Write out every line of the material exactly as it appears.

>> START Dataset content

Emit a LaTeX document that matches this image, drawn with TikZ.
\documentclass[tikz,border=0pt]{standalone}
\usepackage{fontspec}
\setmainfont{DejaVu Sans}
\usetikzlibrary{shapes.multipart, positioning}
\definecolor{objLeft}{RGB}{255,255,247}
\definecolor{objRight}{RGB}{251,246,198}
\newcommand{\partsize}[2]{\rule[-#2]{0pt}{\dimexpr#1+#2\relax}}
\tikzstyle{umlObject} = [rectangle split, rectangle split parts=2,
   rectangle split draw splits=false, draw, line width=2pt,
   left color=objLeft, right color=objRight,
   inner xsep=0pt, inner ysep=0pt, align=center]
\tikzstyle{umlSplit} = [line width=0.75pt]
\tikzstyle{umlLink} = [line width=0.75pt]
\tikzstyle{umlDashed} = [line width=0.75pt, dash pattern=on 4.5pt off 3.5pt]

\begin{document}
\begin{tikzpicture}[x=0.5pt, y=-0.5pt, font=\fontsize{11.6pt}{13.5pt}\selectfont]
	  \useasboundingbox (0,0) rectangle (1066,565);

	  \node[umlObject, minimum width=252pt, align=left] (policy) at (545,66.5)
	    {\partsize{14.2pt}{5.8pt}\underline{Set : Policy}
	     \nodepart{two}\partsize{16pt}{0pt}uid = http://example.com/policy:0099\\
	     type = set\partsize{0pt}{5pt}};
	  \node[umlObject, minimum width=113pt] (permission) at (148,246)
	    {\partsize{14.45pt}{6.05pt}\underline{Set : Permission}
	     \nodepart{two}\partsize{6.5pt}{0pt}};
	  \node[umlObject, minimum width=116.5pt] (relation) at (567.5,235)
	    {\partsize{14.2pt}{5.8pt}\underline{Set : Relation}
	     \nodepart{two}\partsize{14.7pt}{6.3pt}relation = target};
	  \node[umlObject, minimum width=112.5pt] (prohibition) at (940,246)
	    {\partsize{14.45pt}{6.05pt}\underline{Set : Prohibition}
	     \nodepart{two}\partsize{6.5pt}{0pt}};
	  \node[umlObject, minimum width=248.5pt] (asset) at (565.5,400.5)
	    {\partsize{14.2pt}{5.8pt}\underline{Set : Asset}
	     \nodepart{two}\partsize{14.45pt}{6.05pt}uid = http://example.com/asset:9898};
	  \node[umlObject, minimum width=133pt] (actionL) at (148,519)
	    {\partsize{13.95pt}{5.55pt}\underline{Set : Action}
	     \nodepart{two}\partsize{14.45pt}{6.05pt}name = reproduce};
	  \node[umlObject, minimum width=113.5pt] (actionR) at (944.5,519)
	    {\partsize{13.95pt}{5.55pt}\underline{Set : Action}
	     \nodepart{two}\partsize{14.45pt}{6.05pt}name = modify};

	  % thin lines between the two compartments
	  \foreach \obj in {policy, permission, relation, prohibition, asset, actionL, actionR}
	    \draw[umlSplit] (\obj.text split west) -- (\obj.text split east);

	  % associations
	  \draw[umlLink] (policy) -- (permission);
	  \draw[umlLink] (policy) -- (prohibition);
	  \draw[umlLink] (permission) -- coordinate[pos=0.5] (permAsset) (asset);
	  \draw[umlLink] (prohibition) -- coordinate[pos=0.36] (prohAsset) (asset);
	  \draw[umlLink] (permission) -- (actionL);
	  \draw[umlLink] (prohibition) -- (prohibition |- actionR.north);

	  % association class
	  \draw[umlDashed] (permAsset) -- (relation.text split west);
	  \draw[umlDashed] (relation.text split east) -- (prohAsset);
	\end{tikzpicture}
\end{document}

>> END Dataset content

• _Output for this exercise_
Emit a LaTeX document that matches this image, drawn with TikZ.
\documentclass[tikz,border=0pt]{standalone}
\usepackage{fontspec}
\setmainfont{DejaVu Sans}
\usetikzlibrary{shapes.multipart, positioning}
\definecolor{objLeft}{RGB}{255,255,247}
\definecolor{objRight}{RGB}{251,246,198}
\newcommand{\partsize}[2]{\rule[-#2]{0pt}{\dimexpr#1+#2\relax}}
\tikzstyle{umlObject} = [rectangle split, rectangle split parts=2,
   rectangle split draw splits=false, draw, line width=2pt,
   left color=objLeft, right color=objRight,
   inner xsep=0pt, inner ysep=0pt, align=center]
\tikzstyle{umlSplit} = [line width=0.75pt]
\tikzstyle{umlLink} = [line width=0.75pt]
\tikzstyle{umlDashed} = [line width=0.75pt, dash pattern=on 4.5pt off 3.5pt]

\begin{document}
\begin{tikzpicture}[x=0.5pt, y=-0.5pt, font=\fontsize{11.6pt}{13.5pt}\selectfont]
	  \useasboundingbox (0,0) rectangle (1066,565);

	  \node[umlObject, minimum width=252pt, align=left] (policy) at (545,66.5)
	    {\partsize{14.2pt}{5.8pt}\underline{Set : Policy}
	     \nodepart{two}\partsize{16pt}{0pt}uid = http://example.com/policy:0099\\
	     type = set\partsize{0pt}{5pt}};
	  \node[umlObject, minimum width=113pt] (permission) at (148,246)
	    {\partsize{14.45pt}{6.05pt}\underline{Set : Permission}
	     \nodepart{two}\partsize{6.5pt}{0pt}};
	  \node[umlObject, minimum width=116.5pt] (relation) at (567.5,235)
	    {\partsize{14.2pt}{5.8pt}\underline{Set : Relation}
	     \nodepart{two}\partsize{14.7pt}{6.3pt}relation = target};
	  \node[umlObject, minimum width=112.5pt] (prohibition) at (940,246)
	    {\partsize{14.45pt}{6.05pt}\underline{Set : Prohibition}
	     \nodepart{two}\partsize{6.5pt}{0pt}};
	  \node[umlObject, minimum width=248.5pt] (asset) at (565.5,400.5)
	    {\partsize{14.2pt}{5.8pt}\underline{Set : Asset}
	     \nodepart{two}\partsize{14.45pt}{6.05pt}uid = http://example.com/asset:9898};
	  \node[umlObject, minimum width=133pt] (actionL) at (148,519)
	    {\partsize{13.95pt}{5.55pt}\underline{Set : Action}
	     \nodepart{two}\partsize{14.45pt}{6.05pt}name = reproduce};
	  \node[umlObject, minimum width=113.5pt] (actionR) at (944.5,519)
	    {\partsize{13.95pt}{5.55pt}\underline{Set : Action}
	     \nodepart{two}\partsize{14.45pt}{6.05pt}name = modify};

	  % thin lines between the two compartments
	  \foreach \obj in {policy, permission, relation, prohibition, asset, actionL, actionR}
	    \draw[umlSplit] (\obj.text split west) -- (\obj.text split east);

	  % associations
	  \draw[umlLink] (policy) -- (permission);
	  \draw[umlLink] (policy) -- (prohibition);
	  \draw[umlLink] (permission) -- coordinate[pos=0.5] (permAsset) (asset);
	  \draw[umlLink] (prohibition) -- coordinate[pos=0.36] (prohAsset) (asset);
	  \draw[umlLink] (permission) -- (actionL);
	  \draw[umlLink] (prohibition) -- (prohibition |- actionR.north);

	  % association class
	  \draw[umlDashed] (permAsset) -- (relation.text split west);
	  \draw[umlDashed] (relation.text split east) -- (prohAsset);
	\end{tikzpicture}
\end{document}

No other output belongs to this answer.